Esquire's annual coat guide gives a solid cross-section of what's available at each price point right now.
The Details That Separate Good From Great
Once you've got shape and fit right, these are the things that separate sharp from merely fine.
Fabric weight. For a true winter coat, you want at least 400–600 grams per linear meter in wool. Anything lighter is a transitional coat, not a cold-weather coat. Most brands don't advertise this figure, so check the fabric composition and feel the weight in your hands.
Lining quality. A good lining makes the coat slide on and off easily and adds warmth. A bad lining bunches, tears, and makes the coat feel cheap even when the exterior fabric is decent. Bemberg (cupro) lining is the benchmark — breathable, smooth, and a sign the brand thought past the exterior.
Button quality. Horn buttons on a wool overcoat are correct. Plastic buttons on anything above $300 means the brand cut corners somewhere visible. A tailor can swap them for $30–$50 if you love the coat but the buttons let it down.
Collar construction. The collar should lie flat against the back of your neck without gaping. A collar that stands away from the neck is almost always a sign the coat isn't cut for your posture or shoulder slope — and it's difficult to fix without significant alteration.

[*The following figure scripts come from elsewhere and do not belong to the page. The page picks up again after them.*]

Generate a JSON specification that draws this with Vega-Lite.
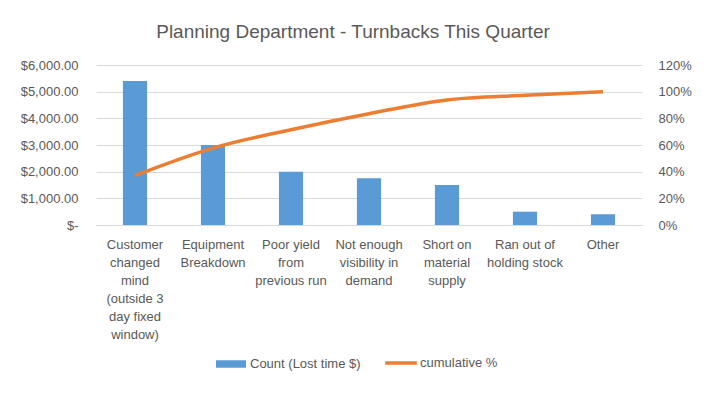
{
  "$schema": "https://vega.github.io/schema/vega-lite/v6.json",
  "width": 546,
  "height": 160,
  "autosize": "none",
  "padding": {"left": 96, "top": 65, "right": 67, "bottom": 174},
  "background": "white",
  "title": {"text": "Planning Department - Turnbacks This Quarter", "fontSize": 19, "font": "Liberation Sans", "fontWeight": "normal", "color": "#595959", "offset": 17, "dx": -16},
  "data": {"values": [
    {"cause": "Customer changed mind (outside 3 day fixed window)", "count": 5400, "cumulative": 0.371},
    {"cause": "Equipment Breakdown", "count": 3000, "cumulative": 0.577},
    {"cause": "Poor yield from previous run", "count": 2000, "cumulative": 0.715},
    {"cause": "Not enough visibility in demand", "count": 1750, "cumulative": 0.835},
    {"cause": "Short on material supply", "count": 1500, "cumulative": 0.938},
    {"cause": "Ran out of holding stock", "count": 500, "cumulative": 0.973},
    {"cause": "Other", "count": 400, "cumulative": 1.0}
  ]},
  "encoding": {
    "x": {"field": "cause", "type": "nominal", "sort": null, "title": null,
      "scale": {"paddingInner": 0.69, "paddingOuter": 0.345},
      "axis": {"labelAngle": 0, "ticks": false, "domainColor": "#D9D9D9", "labelPadding": 13, "labelLineHeight": 18, "labelLimit": 0,
        "labelExpr": "datum.value == 'Customer changed mind (outside 3 day fixed window)' ? ['Customer','changed','mind','(outside 3','day fixed','window)'] : datum.value == 'Equipment Breakdown' ? ['Equipment','Breakdown'] : datum.value == 'Poor yield from previous run' ? ['Poor yield','from','previous run'] : datum.value == 'Not enough visibility in demand' ? ['Not enough','visibility in','demand'] : datum.value == 'Short on material supply' ? ['Short on','material','supply'] : datum.value == 'Ran out of holding stock' ? ['Ran out of','holding stock'] : datum.value"}}
  },
  "layer": [
    {
      "mark": {"type": "bar", "color": "#5B9BD5"},
      "encoding": {
        "y": {"field": "count", "type": "quantitative", "title": null,
          "scale": {"domain": [0, 6000]},
          "axis": {"values": [0, 1000, 2000, 3000, 4000, 5000, 6000], "domain": false, "ticks": false, "gridColor": "#D9D9D9", "labelPadding": 18,
            "labelExpr": "datum.value == 0 ? '$-' : format(datum.value, '$,.2f')"}},
        "color": {"datum": "Count (Lost time $)", "type": "nominal", "scale": {"range": ["#5B9BD5"]},
          "legend": {"title": null, "orient": "none", "legendX": 120, "legendY": 284, "symbolType": "M-1,-0.25H1V0.25H-1Z", "symbolSize": 900, "symbolStrokeWidth": 0, "labelOffset": 4}}
      }
    },
    {
      "mark": {"type": "line", "color": "#ED7D31", "strokeWidth": 3.5, "interpolate": "monotone"},
      "encoding": {
        "y": {"field": "cumulative", "type": "quantitative", "title": null,
          "scale": {"domain": [0, 1.2]},
          "axis": {"orient": "right", "values": [0, 0.2, 0.4, 0.6, 0.8, 1.0, 1.2], "format": ".0%", "domain": false, "ticks": false, "grid": false, "labelPadding": 16}},
        "stroke": {"datum": "cumulative %", "type": "nominal", "scale": {"range": ["#ED7D31"]},
          "legend": {"title": null, "orient": "none", "legendX": 287, "legendY": 280, "symbolType": "stroke", "symbolSize": 1000, "symbolStrokeWidth": 3.5, "labelOffset": 1}}
      }
    }
  ],
  "resolve": {"scale": {"y": "independent", "color": "independent", "stroke": "independent"}},
  "config": {
    "view": {"stroke": null},
    "font": "Liberation Sans",
    "axis": {"labelFont": "Liberation Sans", "labelFontSize": 13, "labelColor": "#595959"},
    "legend": {"labelFont": "Liberation Sans", "labelFontSize": 13, "labelColor": "#595959"}
  }
}
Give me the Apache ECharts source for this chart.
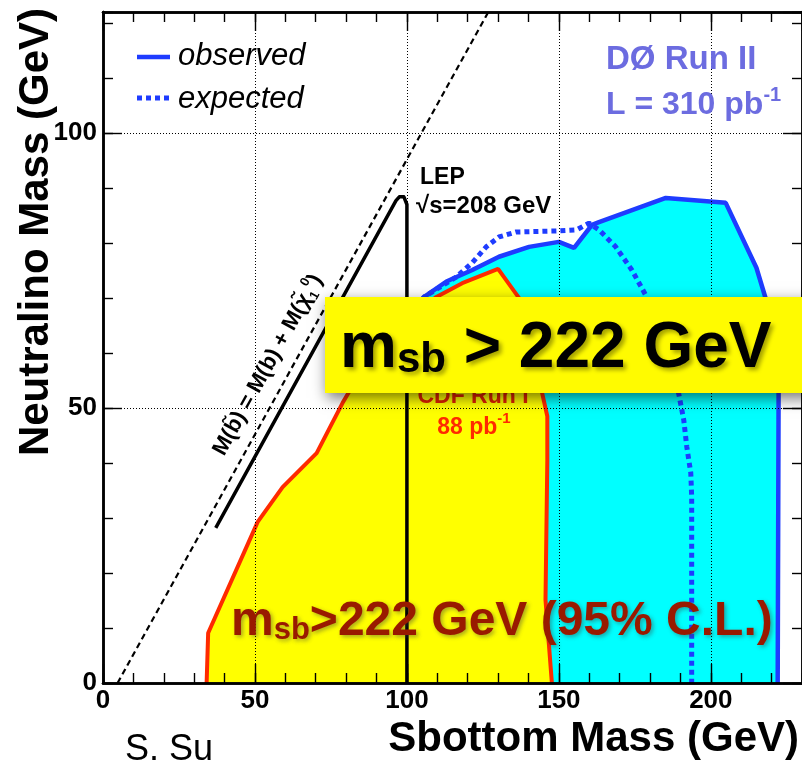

Coat Care (Because Most Men Skip This and Regret It)
A $600 coat treated badly lasts three years. A $300 coat treated well lasts eight. The difference is almost entirely maintenance.
Wool coats should be dry cleaned once per season at most — over-cleaning breaks down the fibers. Between cleans, use a clothes brush after each wear to lift surface dirt and restore the nap. Hang on a wide, shaped hanger. Wire hangers distort the shoulder over time and it shows.
For pilling, a fabric shaver — $15–$25 on Amazon — removes bobbling in minutes and makes a worn coat look close to new. Highest-ROI thing you can do for any piece of wool outerwear.
Store coats in a breathable garment bag in the off-season. Not a plastic dry-cleaning bag — that traps moisture and can cause yellowing in light-colored fabrics.
Sources
- The Complete Guide to Overcoats (Permanent Style)
- The Best Men's Coats to Buy Right Now (Esquire)
- The Trench Coat (Burberry)
- Journal of Consumer Psychology — Clothing and First Impressions (American Psychological Association)
- Crombie Overcoats (Crombie)
Frequently Asked Questions
What's the best coat style for men who mostly wear smart-casual outfits?
A single-breasted topcoat in grey or camel. It layers cleanly over a blazer or chunky knit, and the mid-thigh length works with dark jeans or chinos without the formality of a full overcoat.
What's the difference between an overcoat and a topcoat?
Length and weight. Overcoats hit at or below the knee (42–48 inches) and are cut heavier for wearing over a full suit. Topcoats are shorter (36–40 inches), lighter, and better suited to smart-casual layering or milder winters.
How much should a man spend on a good winter coat?
The $150–$400 range gets you genuine wool content and a silhouette that holds its shape. Below that, fabric quality drops fast. Above $400, you're paying for longevity and better construction — worth it if you want one coat to last a decade.
What coat works best over a suit?
A single-breasted wool overcoat in charcoal, navy, or camel, extending at least four inches below your suit jacket hem. Peacoats and puffers over tailoring rarely work — the proportions fight each other.
How should a men's coat fit across the shoulders?
The shoulder seam sits exactly at the edge of your shoulder — not drooping onto the arm, not pulling toward the neck. Get this right off the rack. It's the one measurement a tailor can't easily correct after purchase.
Can a trench coat be worn casually?
Yes. A tan trench over a black turtleneck and slim black jeans works well. Keep the base simple and either belt it properly or leave it open — a loosely half-belted trench reads unfinished.